--- Begin Provided data ---

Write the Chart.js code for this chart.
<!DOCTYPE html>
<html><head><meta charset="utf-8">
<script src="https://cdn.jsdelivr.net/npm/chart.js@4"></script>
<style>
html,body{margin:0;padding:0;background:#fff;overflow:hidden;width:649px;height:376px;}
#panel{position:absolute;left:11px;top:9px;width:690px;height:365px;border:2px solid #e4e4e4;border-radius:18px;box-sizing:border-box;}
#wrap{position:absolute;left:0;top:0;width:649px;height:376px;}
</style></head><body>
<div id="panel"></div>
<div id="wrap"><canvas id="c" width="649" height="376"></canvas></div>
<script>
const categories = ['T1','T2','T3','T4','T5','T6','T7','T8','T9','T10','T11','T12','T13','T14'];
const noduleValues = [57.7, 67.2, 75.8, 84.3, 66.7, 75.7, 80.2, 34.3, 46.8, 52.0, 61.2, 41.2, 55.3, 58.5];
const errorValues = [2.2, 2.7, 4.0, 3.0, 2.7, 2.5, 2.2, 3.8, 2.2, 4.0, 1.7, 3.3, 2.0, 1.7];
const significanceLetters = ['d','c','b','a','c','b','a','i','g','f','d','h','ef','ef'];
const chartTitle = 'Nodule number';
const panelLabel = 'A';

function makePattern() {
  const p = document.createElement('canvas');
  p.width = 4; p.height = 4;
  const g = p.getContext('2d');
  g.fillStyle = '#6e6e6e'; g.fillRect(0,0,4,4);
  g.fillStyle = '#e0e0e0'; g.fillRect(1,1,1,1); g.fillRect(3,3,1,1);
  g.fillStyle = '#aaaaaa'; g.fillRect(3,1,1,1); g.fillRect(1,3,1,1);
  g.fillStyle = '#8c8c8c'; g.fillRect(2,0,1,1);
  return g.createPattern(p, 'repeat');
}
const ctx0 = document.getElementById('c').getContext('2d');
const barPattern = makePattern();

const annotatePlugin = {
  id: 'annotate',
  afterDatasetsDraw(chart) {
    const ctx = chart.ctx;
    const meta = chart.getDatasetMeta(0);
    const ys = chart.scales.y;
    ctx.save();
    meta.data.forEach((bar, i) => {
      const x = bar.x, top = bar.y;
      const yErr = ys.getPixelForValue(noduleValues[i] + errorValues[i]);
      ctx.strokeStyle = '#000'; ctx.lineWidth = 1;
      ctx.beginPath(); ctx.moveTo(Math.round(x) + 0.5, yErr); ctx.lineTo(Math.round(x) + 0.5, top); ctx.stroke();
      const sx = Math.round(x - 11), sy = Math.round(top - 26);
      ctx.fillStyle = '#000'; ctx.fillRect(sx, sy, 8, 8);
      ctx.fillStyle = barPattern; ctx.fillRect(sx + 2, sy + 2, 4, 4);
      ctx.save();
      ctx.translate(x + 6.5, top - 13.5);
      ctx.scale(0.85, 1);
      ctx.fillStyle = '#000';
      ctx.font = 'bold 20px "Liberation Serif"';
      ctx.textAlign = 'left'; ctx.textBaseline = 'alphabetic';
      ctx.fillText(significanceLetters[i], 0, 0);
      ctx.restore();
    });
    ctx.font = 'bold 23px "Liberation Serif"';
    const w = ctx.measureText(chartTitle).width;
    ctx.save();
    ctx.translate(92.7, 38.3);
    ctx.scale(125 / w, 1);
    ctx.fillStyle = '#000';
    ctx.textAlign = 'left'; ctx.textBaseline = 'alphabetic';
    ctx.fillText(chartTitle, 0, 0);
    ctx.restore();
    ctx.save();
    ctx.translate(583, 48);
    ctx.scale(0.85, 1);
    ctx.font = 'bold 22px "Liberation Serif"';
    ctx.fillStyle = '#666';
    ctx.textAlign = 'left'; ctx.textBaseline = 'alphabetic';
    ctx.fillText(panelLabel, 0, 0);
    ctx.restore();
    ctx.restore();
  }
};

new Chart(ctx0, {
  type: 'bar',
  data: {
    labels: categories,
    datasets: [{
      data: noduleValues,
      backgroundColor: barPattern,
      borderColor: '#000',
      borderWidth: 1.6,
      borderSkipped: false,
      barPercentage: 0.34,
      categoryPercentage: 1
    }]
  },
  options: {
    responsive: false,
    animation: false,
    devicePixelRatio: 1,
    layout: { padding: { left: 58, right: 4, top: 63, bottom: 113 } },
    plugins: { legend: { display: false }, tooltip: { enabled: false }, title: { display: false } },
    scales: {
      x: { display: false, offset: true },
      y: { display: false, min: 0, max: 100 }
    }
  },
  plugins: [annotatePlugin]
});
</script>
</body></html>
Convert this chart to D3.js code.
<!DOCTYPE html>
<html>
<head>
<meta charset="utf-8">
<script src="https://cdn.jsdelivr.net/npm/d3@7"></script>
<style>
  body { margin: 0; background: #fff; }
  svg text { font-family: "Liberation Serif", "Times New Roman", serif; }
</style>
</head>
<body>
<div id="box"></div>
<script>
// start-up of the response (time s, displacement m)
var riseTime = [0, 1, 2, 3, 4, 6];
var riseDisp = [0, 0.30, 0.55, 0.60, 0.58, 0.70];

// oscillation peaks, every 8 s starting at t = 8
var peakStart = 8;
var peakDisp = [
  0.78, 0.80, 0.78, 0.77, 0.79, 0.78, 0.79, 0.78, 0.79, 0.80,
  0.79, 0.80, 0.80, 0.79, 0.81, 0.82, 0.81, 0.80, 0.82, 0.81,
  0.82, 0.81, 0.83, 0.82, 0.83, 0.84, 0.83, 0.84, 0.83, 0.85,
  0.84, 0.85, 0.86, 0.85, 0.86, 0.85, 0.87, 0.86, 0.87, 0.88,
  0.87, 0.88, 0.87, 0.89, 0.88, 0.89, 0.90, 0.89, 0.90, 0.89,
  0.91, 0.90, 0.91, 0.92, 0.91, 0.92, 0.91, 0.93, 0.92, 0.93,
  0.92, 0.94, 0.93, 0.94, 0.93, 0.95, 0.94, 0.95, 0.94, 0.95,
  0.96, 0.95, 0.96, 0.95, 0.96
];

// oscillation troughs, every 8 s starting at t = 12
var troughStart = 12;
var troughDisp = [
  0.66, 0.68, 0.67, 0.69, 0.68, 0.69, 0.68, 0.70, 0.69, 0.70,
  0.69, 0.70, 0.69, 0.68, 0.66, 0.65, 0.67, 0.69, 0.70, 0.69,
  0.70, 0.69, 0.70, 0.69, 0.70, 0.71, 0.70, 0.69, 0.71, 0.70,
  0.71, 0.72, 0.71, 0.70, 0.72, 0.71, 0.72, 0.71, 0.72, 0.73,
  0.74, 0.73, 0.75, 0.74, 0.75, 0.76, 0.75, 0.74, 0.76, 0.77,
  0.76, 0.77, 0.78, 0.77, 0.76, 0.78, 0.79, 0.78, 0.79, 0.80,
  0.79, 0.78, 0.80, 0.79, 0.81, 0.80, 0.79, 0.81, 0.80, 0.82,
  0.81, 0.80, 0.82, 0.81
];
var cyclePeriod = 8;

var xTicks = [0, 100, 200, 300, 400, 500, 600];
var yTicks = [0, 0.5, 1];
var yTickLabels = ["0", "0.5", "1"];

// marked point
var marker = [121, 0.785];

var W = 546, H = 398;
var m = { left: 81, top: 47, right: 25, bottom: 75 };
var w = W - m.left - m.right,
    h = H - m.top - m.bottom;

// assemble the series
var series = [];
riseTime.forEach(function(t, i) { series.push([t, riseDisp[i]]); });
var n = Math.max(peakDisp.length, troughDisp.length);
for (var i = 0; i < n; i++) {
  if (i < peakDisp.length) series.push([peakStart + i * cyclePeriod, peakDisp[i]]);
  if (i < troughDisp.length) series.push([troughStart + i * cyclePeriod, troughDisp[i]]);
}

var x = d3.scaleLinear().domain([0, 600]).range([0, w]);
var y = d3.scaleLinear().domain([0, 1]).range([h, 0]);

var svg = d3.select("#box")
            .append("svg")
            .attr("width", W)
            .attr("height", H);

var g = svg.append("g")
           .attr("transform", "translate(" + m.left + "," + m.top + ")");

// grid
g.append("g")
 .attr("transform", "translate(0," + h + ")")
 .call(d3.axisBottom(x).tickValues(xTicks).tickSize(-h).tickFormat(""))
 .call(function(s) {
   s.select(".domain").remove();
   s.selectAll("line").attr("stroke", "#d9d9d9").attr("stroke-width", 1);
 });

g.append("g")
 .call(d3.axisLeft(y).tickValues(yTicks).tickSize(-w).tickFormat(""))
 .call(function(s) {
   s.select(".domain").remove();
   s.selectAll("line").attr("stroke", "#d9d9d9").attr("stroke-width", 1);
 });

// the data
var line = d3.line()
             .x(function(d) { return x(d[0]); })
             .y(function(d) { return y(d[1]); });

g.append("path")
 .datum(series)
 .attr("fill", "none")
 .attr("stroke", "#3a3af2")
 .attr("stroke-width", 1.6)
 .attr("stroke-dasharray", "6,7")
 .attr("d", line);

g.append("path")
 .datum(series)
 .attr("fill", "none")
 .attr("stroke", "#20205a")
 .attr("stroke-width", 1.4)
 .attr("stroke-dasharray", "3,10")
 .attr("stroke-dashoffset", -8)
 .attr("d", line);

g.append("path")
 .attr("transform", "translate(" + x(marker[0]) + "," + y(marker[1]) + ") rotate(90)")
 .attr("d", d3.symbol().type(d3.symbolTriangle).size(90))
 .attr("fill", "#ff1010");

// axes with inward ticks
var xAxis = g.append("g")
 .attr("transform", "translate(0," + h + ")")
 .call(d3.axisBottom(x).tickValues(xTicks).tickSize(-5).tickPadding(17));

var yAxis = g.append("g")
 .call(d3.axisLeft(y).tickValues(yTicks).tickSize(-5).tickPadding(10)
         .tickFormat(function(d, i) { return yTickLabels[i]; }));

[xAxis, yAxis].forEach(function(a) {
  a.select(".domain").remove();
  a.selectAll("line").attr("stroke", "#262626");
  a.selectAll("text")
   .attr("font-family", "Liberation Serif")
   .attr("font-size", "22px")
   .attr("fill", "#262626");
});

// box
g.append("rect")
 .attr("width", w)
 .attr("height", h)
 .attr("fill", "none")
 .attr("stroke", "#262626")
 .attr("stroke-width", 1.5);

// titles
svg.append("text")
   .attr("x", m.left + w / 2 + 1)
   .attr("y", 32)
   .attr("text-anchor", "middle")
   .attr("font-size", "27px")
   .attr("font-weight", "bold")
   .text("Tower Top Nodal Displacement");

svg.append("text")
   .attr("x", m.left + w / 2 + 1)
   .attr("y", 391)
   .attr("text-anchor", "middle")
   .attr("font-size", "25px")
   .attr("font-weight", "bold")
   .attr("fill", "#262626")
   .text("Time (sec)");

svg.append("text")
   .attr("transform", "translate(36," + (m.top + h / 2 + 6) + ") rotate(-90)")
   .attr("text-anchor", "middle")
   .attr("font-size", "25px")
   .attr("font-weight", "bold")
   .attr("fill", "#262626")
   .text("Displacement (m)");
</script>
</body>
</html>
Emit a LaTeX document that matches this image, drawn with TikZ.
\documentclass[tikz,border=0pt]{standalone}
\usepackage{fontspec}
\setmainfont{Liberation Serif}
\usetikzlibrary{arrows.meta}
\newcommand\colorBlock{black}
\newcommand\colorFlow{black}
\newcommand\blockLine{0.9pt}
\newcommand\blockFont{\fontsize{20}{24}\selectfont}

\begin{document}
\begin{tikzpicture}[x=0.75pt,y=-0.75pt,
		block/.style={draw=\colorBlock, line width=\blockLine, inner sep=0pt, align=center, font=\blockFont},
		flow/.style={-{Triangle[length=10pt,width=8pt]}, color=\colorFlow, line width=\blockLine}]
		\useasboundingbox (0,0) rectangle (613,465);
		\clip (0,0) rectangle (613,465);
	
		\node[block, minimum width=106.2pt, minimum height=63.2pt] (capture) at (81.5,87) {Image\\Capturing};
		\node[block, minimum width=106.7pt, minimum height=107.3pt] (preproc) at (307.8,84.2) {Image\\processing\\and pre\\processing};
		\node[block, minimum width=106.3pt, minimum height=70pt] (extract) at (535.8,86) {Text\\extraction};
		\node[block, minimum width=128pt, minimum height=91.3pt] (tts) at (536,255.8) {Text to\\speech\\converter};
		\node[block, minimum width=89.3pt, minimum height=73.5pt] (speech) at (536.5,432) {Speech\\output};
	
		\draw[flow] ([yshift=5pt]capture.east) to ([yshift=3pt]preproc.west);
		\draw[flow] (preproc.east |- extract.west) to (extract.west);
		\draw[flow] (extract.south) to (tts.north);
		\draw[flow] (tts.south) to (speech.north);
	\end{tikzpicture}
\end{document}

--- End Provided data ---

» Exercise directions: Quote the listing above from its first line to the line with "const barPattern = makePattern();", inclusive, and add nothing.

» Full answer:
Write the Chart.js code for this chart.
<!DOCTYPE html>
<html><head><meta charset="utf-8">
<script src="https://cdn.jsdelivr.net/npm/chart.js@4"></script>
<style>
html,body{margin:0;padding:0;background:#fff;overflow:hidden;width:649px;height:376px;}
#panel{position:absolute;left:11px;top:9px;width:690px;height:365px;border:2px solid #e4e4e4;border-radius:18px;box-sizing:border-box;}
#wrap{position:absolute;left:0;top:0;width:649px;height:376px;}
</style></head><body>
<div id="panel"></div>
<div id="wrap"><canvas id="c" width="649" height="376"></canvas></div>
<script>
const categories = ['T1','T2','T3','T4','T5','T6','T7','T8','T9','T10','T11','T12','T13','T14'];
const noduleValues = [57.7, 67.2, 75.8, 84.3, 66.7, 75.7, 80.2, 34.3, 46.8, 52.0, 61.2, 41.2, 55.3, 58.5];
const errorValues = [2.2, 2.7, 4.0, 3.0, 2.7, 2.5, 2.2, 3.8, 2.2, 4.0, 1.7, 3.3, 2.0, 1.7];
const significanceLetters = ['d','c','b','a','c','b','a','i','g','f','d','h','ef','ef'];
const chartTitle = 'Nodule number';
const panelLabel = 'A';

function makePattern() {
  const p = document.createElement('canvas');
  p.width = 4; p.height = 4;
  const g = p.getContext('2d');
  g.fillStyle = '#6e6e6e'; g.fillRect(0,0,4,4);
  g.fillStyle = '#e0e0e0'; g.fillRect(1,1,1,1); g.fillRect(3,3,1,1);
  g.fillStyle = '#aaaaaa'; g.fillRect(3,1,1,1); g.fillRect(1,3,1,1);
  g.fillStyle = '#8c8c8c'; g.fillRect(2,0,1,1);
  return g.createPattern(p, 'repeat');
}
const ctx0 = document.getElementById('c').getContext('2d');
const barPattern = makePattern();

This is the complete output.